Observability and audit logging
Every request flowing through a federal backend we build emits a structured JSON log record with a correlation ID, timestamp in RFC 3339 with microseconds, user identity (or "anonymous" with the client IP), action verb, resource URI, outcome, and a hash of any sensitive payload (never the payload itself). That log is shipped to the agency SIEM — CloudWatch, Splunk, Elastic, Sentinel — via Fluent Bit or a direct log driver.
Metrics via OpenTelemetry to Prometheus (federal on-prem) or CloudWatch/Azure Monitor. Traces via OTLP to Tempo, Jaeger, or X-Ray. The trace ID is propagated through Kafka headers and gRPC metadata so a single user action traces across a dozen services. We instrument the four golden signals (latency, traffic, errors, saturation) on every service by default and alert on SLO burn rate, not raw thresholds.

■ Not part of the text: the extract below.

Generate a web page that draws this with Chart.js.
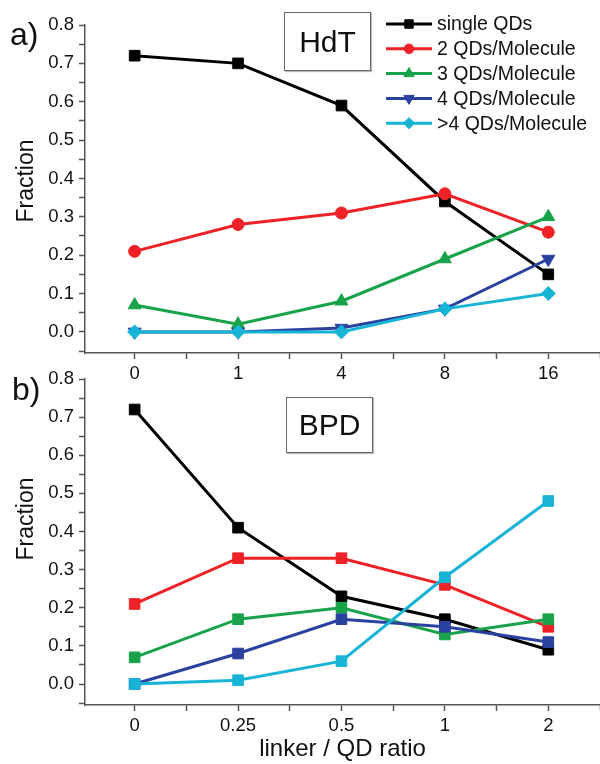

NIST 800-53 control mapping for backends
Every backend we ship includes a control inheritance matrix. A condensed sample:
- AC-2 (Account Management) — inherited from agency IdP; application enforces role assignment.

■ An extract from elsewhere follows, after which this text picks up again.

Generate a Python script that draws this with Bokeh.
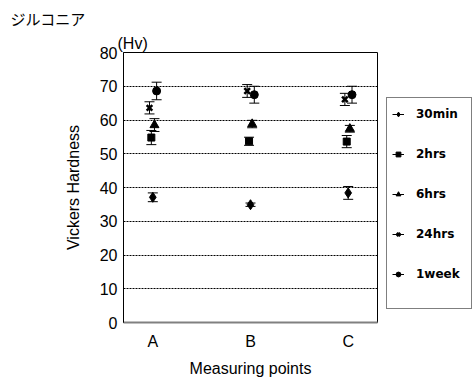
import numpy as np
from bokeh.plotting import figure
from bokeh.models import (ColumnDataSource, Range1d, FixedTicker, Whisker, TeeHead,
                          Legend, LegendItem, Title, CDSView, IndexFilter)
from bokeh.transform import dodge
from bokeh.embed import file_html
from bokeh.resources import INLINE

# ---- data ----
points = ["A", "B", "C"]
point_pos = [1, 2, 3]
series = ["30min", "2hrs", "6hrs", "24hrs", "1week"]
hv_30min = [37.1, 34.9, 38.4]
hv_2hrs = [54.8, 53.7, 53.6]
hv_6hrs = [58.5, 58.8, 57.4]
hv_24hrs = [63.6, 68.6, 66.1]
hv_1week = [68.6, 67.5, 67.5]
sd_30min = [1.3, 0.5, 1.9]
sd_2hrs = [2.1, 1.2, 1.8]
sd_6hrs = [1.9, 1.1, 1.0]
sd_24hrs = [1.8, 1.9, 1.8]
sd_1week = [2.6, 2.5, 2.5]
y_ticks = [0, 10, 20, 30, 40, 50, 60, 70, 80]

means = [hv_30min, hv_2hrs, hv_6hrs, hv_24hrs, hv_1week]
errs = [sd_30min, sd_2hrs, sd_6hrs, sd_24hrs, sd_1week]

# ---- styles ----
markers = ["diamond", "square", "triangle", "x", "circle"]
sizes = [10, 7, 9, 8, 8]
offsets = [0.0, -0.015, 0.017, -0.034, 0.039]

p = figure(frame_width=254, frame_height=270, x_range=Range1d(0.7, 3.3), y_range=Range1d(0, 80),
           output_backend="svg", toolbar_location=None, title=None,
           min_border_left=123, min_border_top=52, min_border_right=96, min_border_bottom=58)
p.background_fill_color = "white"
p.border_fill_color = "white"
p.outline_line_color = "black"
p.outline_line_width = 1
p.outline_line_alpha = 1

p.xgrid.visible = False
p.ygrid.grid_line_color = "black"
p.ygrid.grid_line_dash = "2 1"
p.ygrid.grid_line_width = 1

p.xaxis.ticker = FixedTicker(ticks=point_pos)
p.xaxis.major_label_overrides = {pos: lab for pos, lab in zip(point_pos, points)}
p.yaxis.ticker = FixedTicker(ticks=y_ticks)
p.xaxis.axis_label = "Measuring points"
p.yaxis.axis_label = "Vickers Hardness"
for ax in (p.xaxis[0], p.yaxis[0]):
    ax.major_tick_line_color = None
    ax.minor_tick_line_color = None
    ax.major_tick_out = 0
    ax.major_tick_in = 0
    ax.minor_tick_out = 0
    ax.minor_tick_in = 0
    ax.major_label_text_font = "Liberation Sans"
    ax.major_label_text_font_size = "16px"
    ax.major_label_text_color = "black"
    ax.axis_label_text_font = "Liberation Sans"
    ax.axis_label_text_font_size = "16px"
    ax.axis_label_text_font_style = "normal"
    ax.axis_label_text_color = "black"
p.yaxis.axis_line_color = "black"
p.yaxis.major_label_standoff = 6
p.yaxis.axis_label_standoff = 15
p.xaxis.axis_line_color = "#808080"
p.xaxis.axis_line_width = 2
p.xaxis.major_label_standoff = 10
p.xaxis.axis_label_standoff = 7

items = []
for name, m, e, mk, sz, off in zip(series, means, errs, markers, sizes, offsets):
    m = np.array(m, dtype=float)
    e = np.array(e, dtype=float)
    src = ColumnDataSource(dict(x=point_pos, y=m, upper=m + e, lower=m - e))
    w = Whisker(base=dodge("x", off), upper="upper", lower="lower", source=src,
                line_color="black", line_width=1,
                upper_head=TeeHead(size=10, line_color="black", line_width=1),
                lower_head=TeeHead(size=10, line_color="black", line_width=1))
    p.add_layout(w)
    # single-point view: draws nothing in the plot, but gives the legend its line
    ln = p.line(x="x", y="y", source=src, view=CDSView(filter=IndexFilter(indices=[0])),
                line_color="black", line_width=1)
    lw = 2.5 if mk == "x" else 1
    sc = p.scatter(x=dodge("x", off), y="y", source=src, marker=mk, size=sz,
                   fill_color="black", line_color="black", line_width=lw)
    items.append(LegendItem(label=name, renderers=[ln, sc]))

legend = Legend(items=items, location=(9, 13), orientation="vertical",
                border_line_color="black", border_line_width=1,
                background_fill_color="white", background_fill_alpha=1,
                glyph_width=12, glyph_height=22, label_height=22, spacing=18,
                padding=5, margin=0, label_standoff=12, label_width=50,
                label_text_font="DejaVu Sans", label_text_font_style="bold",
                label_text_font_size="12px", label_text_color="black",
                title=" ", title_location="below", title_text_font_size="10px",
                title_standoff=7)
p.add_layout(legend, "right")

p.add_layout(Title(text="(Hv)", align="left", offset=-6, standoff=2,
                   text_font="Liberation Sans", text_font_size="16px",
                   text_font_style="normal", text_color="black"), "above")
p.add_layout(Title(text="ジルコニア", align="left", offset=-113, standoff=5,
                   text_font="Noto Sans CJK JP", text_font_size="15px",
                   text_font_style="normal", text_color="black"), "above")

open("out.html", "w").write(file_html(p, INLINE))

- AC-3 (Access Enforcement) — OPA policy evaluation on every request; tested with negative cases.
- AU-2/AU-3 (Audit Events) — structured JSON log for every request; includes all required fields from 800-53r5.
- IA-2 (Identification and Authentication) — PIV/CAC at edge; no local passwords; MFA enforced.
- SC-8 (Transmission Confidentiality) — TLS 1.3 with FIPS-approved ciphers only; older TLS disabled.
- SC-13 (Cryptographic Protection) — FIPS 140-3 validated modules (OpenSSL FIPS provider, BoringSSL FIPS).
- SI-10 (Information Input Validation) — Pydantic/Zod schema validation at every endpoint boundary.
- SI-11 (Error Handling) — RFC 7807 problem+json; no stack traces in responses; full detail in server logs only.
Deployment targets
We deploy to AWS GovCloud, Azure Government, and GCP Assured Workloads. Containerized via Docker, orchestrated via Kubernetes (EKS, AKS, GKE, or on-prem with DISA STIG-hardened nodes). Infrastructure as code via Terraform. CI/CD via GitLab, GitHub Actions, or Jenkins depending on agency standards.